National Grid had experienced three blackout “near-misses” in as many months before Friday’s major outage left almost a million homes in the dark and forced trains to a standstill around the UK.
The system operator, already under investigation by the energy watchdog, faces criticism from within the industry that it has not done enough to guard against the risk of blackouts.
National Grid blamed the “incredibly rare” nationwide power cut on a severe slump in the grid’s frequency – a measure of energy intensity – following the unexpected shutdown of two power generators.
It will face an investigation into its handling of the energy system after the first blackout in more than a decade following the shutdown of a gas-fired power plant in Bedfordshire and the Hornsea windfarm in the North Sea at about 5pm of Friday.
It said it would work with the regulator and energy companies to “understand the lessons learned” after two power plants shut down unexpectedly within minutes of each other, causing severe rush hour travel disruption across the country.
But industry sources claim National Grid has been aware of the growing potential for a wide-scale blackout “for years”, and has suffered a spate of near-misses in recent weeks.
The Guardian understands that in every month since May there has been a severe dip in the grid’s frequency from its normal range around 50Hz. Industry sources have confirmed that the grid’s frequency has fallen below 49.6Hz on three different occasions in recent months, the deepest falls seen on the UK grid since 2015. On Friday the blackout was triggered when the frequency slumped to 48.88Hz.
In June, the frequency of the grid plummeted to within a whisker of National Grid’s legal limit of 49.5Hz after all three units of EDF Energy’s West Burton gas-fired power plant in Nottinghamshire tripped offline without warning.
The unexpected outage triggered an emergency call for backup electricity supplies which stabilised the energy grid’s frequency before a blackout was triggered.
In addition, the grid’s frequency fell to 49.55Hz on 9 May, and 49.58Hz of 11 July.
A spokesman for National Grid said these events were “independent”. He added that there was “no trend or prediction of more frequency excursions”.

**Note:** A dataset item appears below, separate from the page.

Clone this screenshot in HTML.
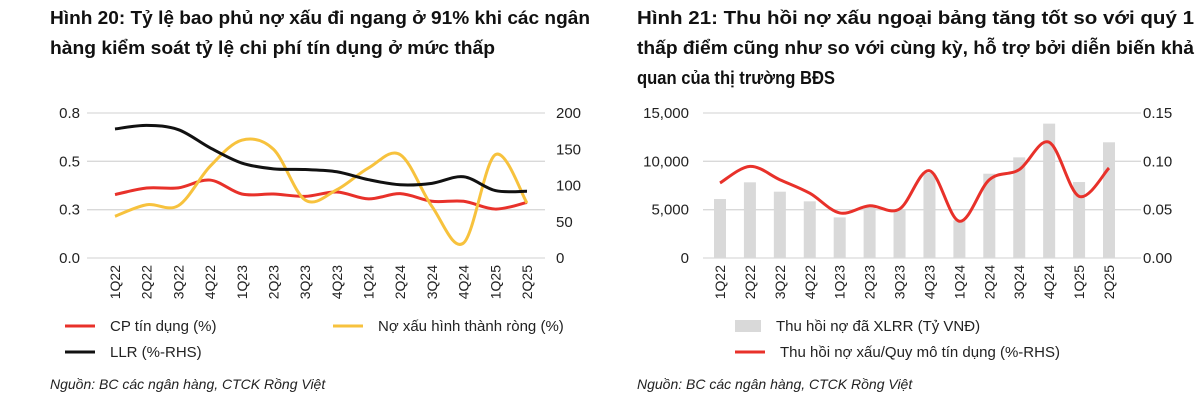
<!DOCTYPE html>
<html><head><meta charset="utf-8"><style>
body{margin:0;background:#fff;width:1200px;height:407px;overflow:hidden;font-family:"Liberation Sans",sans-serif;}
svg{position:absolute;left:0;top:0}
</style></head><body>
<svg id="c" width="1200" height="407" font-family="Liberation Sans, sans-serif">
<g font-weight="bold" font-size="18" fill="#111">
<text x="50" y="24" textLength="540" lengthAdjust="spacingAndGlyphs">Hình 20: Tỷ lệ bao phủ nợ xấu đi ngang ở 91% khi các ngân</text>
<text x="50" y="54" textLength="445" lengthAdjust="spacingAndGlyphs">hàng kiểm soát tỷ lệ chi phí tín dụng ở mức thấp</text>
</g>
<g font-weight="bold" font-size="18" fill="#111">
<text x="637" y="24" textLength="557" lengthAdjust="spacingAndGlyphs">Hình 21: Thu hồi nợ xấu ngoại bảng tăng tốt so với quý 1</text>
<text x="637" y="54" textLength="557" lengthAdjust="spacingAndGlyphs">thấp điểm cũng như so với cùng kỳ, hỗ trợ bởi diễn biến khả</text>
<text x="637" y="84" textLength="198" lengthAdjust="spacingAndGlyphs">quan của thị trường BĐS</text>
</g>
</svg>
<script>
const cats=["1Q22","2Q22","3Q22","4Q22","1Q23","2Q23","3Q23","4Q23","1Q24","2Q24","3Q24","4Q24","1Q25","2Q25"];
const cpVals=[0.35,0.386,0.387,0.43,0.353,0.353,0.34,0.364,0.326,0.355,0.313,0.313,0.27,0.307];
const nplVals=[0.23,0.294,0.289,0.506,0.65,0.6,0.32,0.377,0.497,0.57,0.285,0.083,0.57,0.303];
const llrVals=[178,183,177,152,131,123,122,119,108,101,103,112,93,92];
const leftTicks=["0.0","0.3","0.5","0.8"];
const leftRhsTicks=["0","50","100","150","200"];
const recVals=[6100,7830,6860,5860,4200,5340,5070,8800,3900,8720,10410,13900,7860,11970];
const ratioVals=[0.0776,0.0948,0.081,0.067,0.0466,0.054,0.0507,0.0903,0.038,0.081,0.0914,0.1197,0.0638,0.0931];
const rightTicks=["0","5,000","10,000","15,000"];
const rightRhsTicks=["0.00","0.05","0.10","0.15"];
const NS="http://www.w3.org/2000/svg",svg=document.getElementById('c');
function el(t,a,txt){const e=document.createElementNS(NS,t);for(const k in a)e.setAttribute(k,a[k]);if(txt!=null)e.textContent=txt;svg.appendChild(e);return e;}
function smooth(pts){let d=`M${pts[0][0]},${pts[0][1]}`;for(let i=0;i<pts.length-1;i++){const p0=pts[i-1]||pts[i],p1=pts[i],p2=pts[i+1],p3=pts[i+2]||p2;const c1=[p1[0]+(p2[0]-p0[0])/6,p1[1]+(p2[1]-p0[1])/6],c2=[p2[0]-(p3[0]-p1[0])/6,p2[1]-(p3[1]-p1[1])/6];d+=`C${c1[0]},${c1[1]} ${c2[0]},${c2[1]} ${p2[0]},${p2[1]}`;}return d;}
const TOP=113,BOT=258;
const lx=i=>115+i*(527-115)/(cats.length-1), ly=v=>BOT-v/0.8*(BOT-TOP), lyr=v=>BOT-v/200*(BOT-TOP);
leftTicks.forEach((t,i)=>{const y=BOT-i*(BOT-TOP)/3;let g=el('line',{x1:87,x2:545,y1:y,y2:y,stroke:'#d9d9d9','stroke-width':1.3});
let e=el('text',{x:80,y:y+5,'text-anchor':'end','font-size':15,fill:'#222'},t);});
leftRhsTicks.forEach((t,i)=>{const y=BOT-i*(BOT-TOP)/4;let e=el('text',{x:556,y:y+5,'font-size':15,fill:'#222'},t);});
cats.forEach((c,i)=>{let e=el('text',{transform:`translate(${lx(i)+5},${265}) rotate(-90)`,'text-anchor':'end','font-size':14,fill:'#222'},c);});
[[cpVals,ly,'#e8312a','cp-line'],[nplVals,ly,'#f7c23d','npl-line'],[llrVals,lyr,'#111','llr-line']].forEach(([a,f,col,n])=>{let p=el('path',{d:smooth(a.map((v,i)=>[lx(i),f(v)])),fill:'none',stroke:col,'stroke-width':3});});
const rx=i=>720+i*(1109-720)/(cats.length-1), ry=v=>BOT-v/15000*(BOT-TOP), ryr=v=>BOT-v/0.15*(BOT-TOP);
rightTicks.forEach((t,i)=>{const y=BOT-i*(BOT-TOP)/3;let g=el('line',{x1:703,x2:1141,y1:y,y2:y,stroke:'#d9d9d9','stroke-width':1.3});
let e=el('text',{x:689,y:y+5,'text-anchor':'end','font-size':15,fill:'#222'},t);
let r=el('text',{x:1143,y:y+5,'font-size':15,fill:'#222'},rightRhsTicks[i]);});
recVals.forEach((v,i)=>{let b=el('rect',{x:rx(i)-6,y:ry(v),width:12,height:BOT-ry(v),fill:'#d9d9d9'});});
cats.forEach((c,i)=>{let e=el('text',{transform:`translate(${rx(i)+5},${265}) rotate(-90)`,'text-anchor':'end','font-size':14,fill:'#222'},c);});
let rp=el('path',{d:smooth(ratioVals.map((v,i)=>[rx(i),ryr(v)])),fill:'none',stroke:'#e8312a','stroke-width':3});
function leg(x,y,col,txt,box){let s=box?el('rect',{x:x,y:y-6,width:26,height:12,fill:col}):el('line',{x1:x,x2:x+30,y1:y,y2:y,stroke:col,'stroke-width':3});
let t=el('text',{x:x+(box?41:45),y:y+5,'font-size':15,fill:'#222'},txt);}
leg(65,326,'#e8312a','CP tín dụng (%)');leg(333,326,'#f7c23d','Nợ xấu hình thành ròng (%)');leg(65,352,'#111','LLR (%-RHS)');
leg(735,326,'#d9d9d9','Thu hồi nợ đã XLRR (Tỷ VNĐ)',true);leg(735,352,'#e8312a','Thu hồi nợ xấu/Quy mô tín dụng (%-RHS)');
let s1=el('text',{x:50,y:389,'font-size':14,'font-style':'italic',fill:'#222'},'Nguồn: BC các ngân hàng, CTCK Rồng Việt');
let s2=el('text',{x:637,y:389,'font-size':14,'font-style':'italic',fill:'#222'},'Nguồn: BC các ngân hàng, CTCK Rồng Việt');
</script>
</body></html>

“Over the past four years frequency has regularly fluctuated between the agreed limits, as part of the normal day-to-day operation of the electricity system,” he added.
Steve Shine, chairman of Anesco, a battery company, said: “It would be easy for National Grid to write this incident off as a fluke event, but they have actually been aware of this potential issue for many years.”
The growing concern over National Grid’s grip on the energy system has emerged as the energy regulator, Ofgem, issued an ultimatum to the system operator calling for an interim report on the blackouts by the end of the week ahead of a full technical report by early September.
National Grid has managed to avoid wide scale blackouts by triggering last-minute contracts to help it stabilise the grid and avoid breaching the crucial 49.5Hz limit set by the regulator.
It contracts energy suppliers to ramp up their output from generators and batteries to make up for an outage, and offers contracts to companies such as factories and supermarkets, which can temporarily cut their energy demand to help stabilise the frequency of the grid.
But many of the companies tasked with supplying the “safety net services” – such as batteries and diesel farms, which are banks of small-scale generators – have warned that National Grid is not doing enough to safeguard the system against blackouts.
The UK’s booming renewable energy output can make it more difficult for National Grid to balance the frequency of the grid, which was originally built to accommodate fossil fuel power plants, which generate more intensive energy.
National Grid said it had embraced the UK’s renewable industry by developing “frequency response” tools – such as quick-fire back-up supplies of extra electricity – which should make it technically possible to run the energy system without any fossil fuels by 2025.
Shine said: “What is needed is a greater volume of faster response services, which can be called into action when the frequency drops. This would have prevented the need to turn the power off.
“It’s worrying that with just two generation sources dropping out of the supply mix, National Grid was still unable to deliver power to all areas, with no proper contingency plan in place,” he said.
“It’s exactly this kind of scenario the UK needs to be prepared for – these recent events demonstrate how important it is to have more, faster response services available, which can be called into action when the frequency drops,” he said.
Steven Meerman, the founder of battery firm Zenobe, called on National Grid to “update its old rules of thumb” to determine how many reserve services it kept on standby in the future.
“It may be the energy system is changing faster than expected,” he said.
John Pettigrew, National Grid’s chief executive, defended the grid’s response in a post on social media site LinkedIn entitled “there is never a good time for a power cut”.
He said: “Contrary to some erroneous media reports, I am not on holiday – indeed, I’ve been at my desk all weekend.
“As CEO of National Grid plc ultimately the buck stops with me.”